主催: 一般社団法人日本周産期・新生児医学会
会議名: 周産期学シンポジウム:母体・胎児・新生児の立場から常位胎盤早期剥離を考える〜母児の予後改善のために〜
回次: 36
開催地: 長野県
開催日: 2018/01/19 - 2018/01/20
p. 79-83
背景
常位胎盤早期剥離(以下,早剥)による母体死亡は近年減少したものの,児に対しては新生児仮死や子宮内胎児死亡(intrauterine fetal death;IUFD)を引き起こすことがあり,児の予後に大きな影響を及ぼす。当院は本研究期間内では埼玉県唯一の総合周産期母子医療センターであり,県内全域から母体搬送を受け入れている。そのため搬送に時間を要する可能性があり,早剥発症後,かかりつけ医を受診し,早剥と診断された後に当院へ搬送されるも,当院到着時すでにIUFDとなっていたり,胎児生存例で直ちに娩出するも神経学的予後不良となったりする例をしばしば経験する。
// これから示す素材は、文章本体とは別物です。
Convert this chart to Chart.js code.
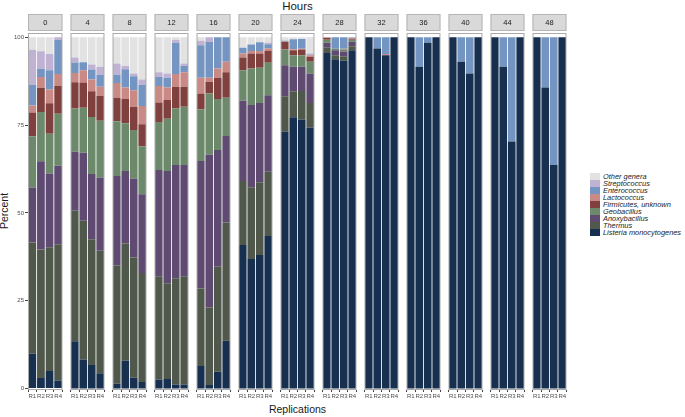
<!DOCTYPE html>
<html>
<head>
<meta charset="utf-8">
<script src="https://cdn.jsdelivr.net/npm/chart.js@4"></script>
<style>
  body { margin: 0; background: #fff; }
  #wrap { position: relative; width: 685px; height: 417px; font-family: "Liberation Sans", Arial, sans-serif; overflow: hidden; }
  #wrap canvas { position: absolute; top: 14px; }
  .title { position: absolute; color: #1a1a1a; white-space: nowrap; }
  #legend { position: absolute; left: 590px; top: 173px; }
  .row { height: 7px; position: relative; }
  .sw { position: absolute; left: 0; top: 0; width: 10px; height: 7px; }
  .lab { position: absolute; left: 13px; top: -1px; font-size: 7.4px; line-height: 9px; font-style: italic; color: #222; white-space: nowrap; }
</style>
</head>
<body>
<div id="wrap">
  <div class="title" style="left:0;width:595px;text-align:center;top:0;font-size:11.5px;">Hours</div>
  <div class="title" style="left:0;width:595px;text-align:center;top:403px;font-size:10.5px;">Replications</div>
  <div class="title" style="left:-14px;top:205px;font-size:10.5px;transform:rotate(-90deg);">Percent</div>
  <div id="legend"></div>
</div>
<script>
const hours = ['0', '4', '8', '12', '16', '20', '24', '28', '32', '36', '40', '44', '48'];
const reps = ['R1', 'R2', 'R3', 'R4'];
const yTicks = [0, 25, 50, 75, 100];

// percent per genus, one row per hour, R1..R4
const listeria = [
  [9.9, 3.0, 5.0, 2.3], [13.5, 8.3, 6.7, 4.4], [1.4, 7.9, 3.1, 1.9], [2.5, 2.7, 1.2, 1.2],
  [6.4, 1.0, 4.8, 13.6], [40.9, 36.9, 38.0, 43.4], [73.1, 77.2, 76.6, 74.3], [95.5, 93.7, 93.3, 96.3],
  [100, 96.8, 94.9, 100], [100, 91.6, 98.4, 100], [100, 93.0, 89.7, 100], [100, 91.6, 70.3, 100],
  [100, 85.7, 63.6, 100]
];
const thermus = [
  [31.7, 36.6, 35.2, 38.8], [37.1, 39.5, 35.8, 34.8], [33.6, 33.4, 34.2, 31.0], [29.5, 27.3, 30.2, 30.8],
  [22.1, 22.1, 29.9, 33.7], [18.2, 20.4, 20.7, 18.3], [10.1, 7.4, 8.1, 7.0], [1.5, 1.2, 1.3, 1.1],
  [0, 0, 0, 0], [0, 0, 0, 0], [0, 0, 0, 0], [0, 0, 0, 0], [0, 0, 0, 0]
];
const anoxybacillus = [
  [15.6, 25.1, 21.0, 22.3], [16.8, 19.3, 18.6, 20.9], [25.5, 20.6, 22.5, 22.4], [30.2, 31.9, 32.2, 31.6],
  [36.3, 43.5, 33.2, 24.6], [22.8, 23.4, 22.6, 21.8], [8.8, 7.0, 6.9, 8.4], [1.4, 1.4, 1.3, 1.3],
  [0, 0, 0, 0], [0, 0, 0, 0], [0, 0, 0, 0], [0, 0, 0, 0], [0, 0, 0, 0]
];
const geobacillus = [
  [14.6, 14.0, 11.3, 14.8], [12.3, 12.8, 16.2, 16.1], [15.6, 13.6, 13.8, 13.7], [13.7, 14.9, 16.1, 16.6],
  [14.7, 17.4, 14.5, 10.9], [8.7, 10.4, 10.0, 9.2], [4.5, 3.3, 3.3, 3.3], [0.9, 0.4, 0.6, 0.6],
  [0, 0, 0, 0], [0, 0, 0, 0], [0, 0, 0, 0], [0, 0, 0, 0], [0, 0, 0, 0]
];
const firmicutes = [
  [6.8, 6.9, 8.7, 8.0], [7.5, 7.2, 7.3, 7.1], [6.7, 6.9, 6.6, 6.2], [5.5, 5.3, 6.2, 5.7],
  [4.5, 3.3, 6.1, 7.2], [3.6, 4.3, 4.1, 3.4], [2.2, 1.4, 1.6, 1.4], [0.5, 0, 0.1, 0.2],
  [0, 0, 0, 0], [0, 0, 0, 0], [0, 0, 0, 0], [0, 0, 0, 0], [0, 0, 0, 0]
];
const lactococcus = [
  [2.0, 3.1, 3.9, 3.3], [2.6, 3.5, 3.4, 2.6], [4.2, 3.3, 4.7, 5.2], [4.7, 3.6, 3.6, 4.1],
  [4.5, 1.2, 2.6, 3.0], [1.2, 0.7, 0.7, 0.7], [0.1, 0.3, 0.2, 0.5], [0.2, 0, 0.1, 0.3],
  [0, 0, 0.3, 0], [0, 0, 0, 0], [0, 0, 0, 0], [0, 0, 0, 0], [0, 0, 0, 0]
];
const enterococcus = [
  [5.8, 2.3, 5.5, 9.7], [3.0, 2.3, 2.8, 3.4], [2.3, 5.2, 4.0, 6.0], [2.6, 2.8, 8.9, 1.8],
  [9.2, 10.2, 8.9, 7.0], [1.6, 1.8, 2.5, 1.2], [0.2, 2.8, 2.8, 0.2], [0, 3.3, 3.3, 0.1],
  [0, 3.2, 4.8, 0], [0, 8.4, 1.6, 0], [0, 7.0, 10.3, 0], [0, 8.4, 29.7, 0], [0, 14.3, 36.4, 0]
];
const streptococcus = [
  [10.0, 5.0, 4.6, 0.8], [1.4, 0, 1.4, 2.3], [3.2, 0.9, 0.8, 1.6], [1.3, 1.2, 0.9, 0.7],
  [1.3, 1.3, 0, 0], [0, 0, 0, 0.4], [0.1, 0, 0, 0.3], [0, 0, 0, 0.1],
  [0, 0, 0, 0], [0, 0, 0, 0], [0, 0, 0, 0], [0, 0, 0, 0], [0, 0, 0, 0]
];
const otherGenera = [
  [3.6, 4.0, 4.8, 0], [5.8, 7.1, 7.8, 8.4], [7.5, 8.2, 10.3, 12.0], [10.0, 10.3, 0.7, 7.5],
  [1.0, 0, 0, 0], [3.0, 2.1, 1.4, 1.6], [0.9, 0.6, 0.5, 4.6], [0, 0, 0, 0],
  [0, 0, 0, 0], [0, 0, 0, 0], [0, 0, 0, 0], [0, 0, 0, 0], [0, 0, 0, 0]
];

// bottom to top
const genera = [
  { name: 'Listeria monocytogenes', values: listeria, color: '#17304f' },
  { name: 'Thermus', values: thermus, color: '#4f584b' },
  { name: 'Anoxybacillus', values: anoxybacillus, color: '#5f4b72' },
  { name: 'Geobacillus', values: geobacillus, color: '#6c8a6b' },
  { name: 'Firmicutes, unknown', values: firmicutes, color: '#80403e' },
  { name: 'Lactococcus', values: lactococcus, color: '#c98a85' },
  { name: 'Enterococcus', values: enterococcus, color: '#7495c1' },
  { name: 'Streptococcus', values: streptococcus, color: '#bfb2d2' },
  { name: 'Other genera', values: otherGenera, color: '#e2e2e2' }
];

const PANEL_LEFT = 28, PANEL_STEP = 42, PANEL_W = 35, Y_AXIS_W = 28;

const facetPlugin = {
  id: 'facet',
  afterDatasetsDraw(chart, args, opts) {
    const { ctx, chartArea: a } = chart;
    ctx.save();
    // strip
    ctx.fillStyle = '#d9d9d9';
    ctx.fillRect(a.left, 0, a.right - a.left, 17);
    ctx.strokeStyle = '#b5b5b5';
    ctx.lineWidth = 1;
    ctx.strokeRect(a.left + 0.5, 0.5, a.right - a.left - 1, 16);
    ctx.fillStyle = '#1a1a1a';
    ctx.font = '7.5px "Liberation Sans", Arial, sans-serif';
    ctx.textAlign = 'center';
    ctx.textBaseline = 'middle';
    ctx.fillText(opts.label, (a.left + a.right) / 2, 9);
    // panel border
    ctx.strokeStyle = '#aaaaaa';
    ctx.strokeRect(a.left + 0.5, a.top + 0.5, a.right - a.left - 1, a.bottom - a.top - 1);
    ctx.restore();
  }
};

const legendBox = document.getElementById('legend');
genera.slice().reverse().forEach(g => {
  const row = document.createElement('div');
  row.className = 'row';
  row.innerHTML = '<div class="sw" style="background:' + g.color + '"></div><div class="lab">' + g.name + '</div>';
  legendBox.appendChild(row);
});

hours.forEach((h, i) => {
  const first = i === 0;
  const canvas = document.createElement('canvas');
  const w = first ? PANEL_LEFT + PANEL_W : PANEL_W;
  canvas.width = w;
  canvas.height = 391;
  canvas.style.width = w + 'px';
  canvas.style.height = '391px';
  canvas.style.left = (first ? 0 : PANEL_LEFT + PANEL_STEP * i) + 'px';
  document.getElementById('wrap').appendChild(canvas);

  new Chart(canvas.getContext('2d'), {
    type: 'bar',
    data: {
      labels: reps,
      datasets: genera.map(g => ({
        label: g.name,
        data: g.values[i],
        backgroundColor: g.color,
        borderWidth: 0,
        categoryPercentage: 1,
        barPercentage: 0.9
      }))
    },
    options: {
      responsive: false,
      animation: false,
      layout: { padding: { top: 19, left: 0, right: 0, bottom: 0 } },
      plugins: { legend: { display: false }, tooltip: { enabled: false }, facet: { label: h } },
      scales: {
        x: {
          stacked: true,
          offset: true,
          grid: { display: true, drawOnChartArea: false, tickLength: 2, color: '#444' },
          border: { display: false },
          ticks: { font: { size: 6, family: '"Liberation Sans", Arial, sans-serif' }, color: '#4d4d4d', padding: 1, maxRotation: 0, autoSkip: false },
          afterFit: s => { s.height = 15; }
        },
        y: {
          display: first,
          stacked: true,
          min: -0.4,
          max: 101.2,
          afterBuildTicks: s => { s.ticks = yTicks.map(v => ({ value: v })); },
          grid: { display: true, drawOnChartArea: false, tickLength: 3, color: '#444' },
          border: { display: false },
          ticks: { font: { size: 6, family: '"Liberation Sans", Arial, sans-serif' }, color: '#4d4d4d', padding: 1 },
          afterFit: s => { s.width = first ? Y_AXIS_W : 0; }
        }
      }
    },
    plugins: [facetPlugin]
  });
});
</script>
</body>
</html>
本疾患における母児のアウトカムを改善するためには,搬送システムや麻酔・周術期管理に改善の余地があると考え,われわれは以下のようなシステムを提案したい。
① 早剥を疑う症状が出現した場合,搬送を要する施設を経由せず,周産期センターを直接受診する。
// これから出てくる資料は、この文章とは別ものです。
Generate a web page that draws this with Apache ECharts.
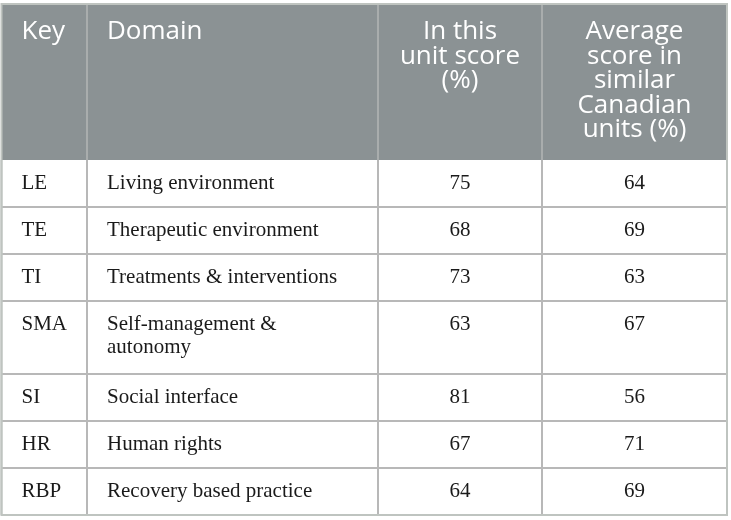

② 周産期センターが近くにない場合は,受診施設で脊髄くも膜下麻酔(以下,脊麻)により帝王切開を施行し,必要ならば産褥搬送・新生児搬送とする。
上記②について,受診施設の多くは麻酔科医が常駐していないことが想定されるため,帝王切開を全身麻酔(以下,全麻)で行うのは困難と考え,脊麻を施行することの可否を検討する必要があると考えた。そこで,上記システムの妥当性を評価するために本研究を行った。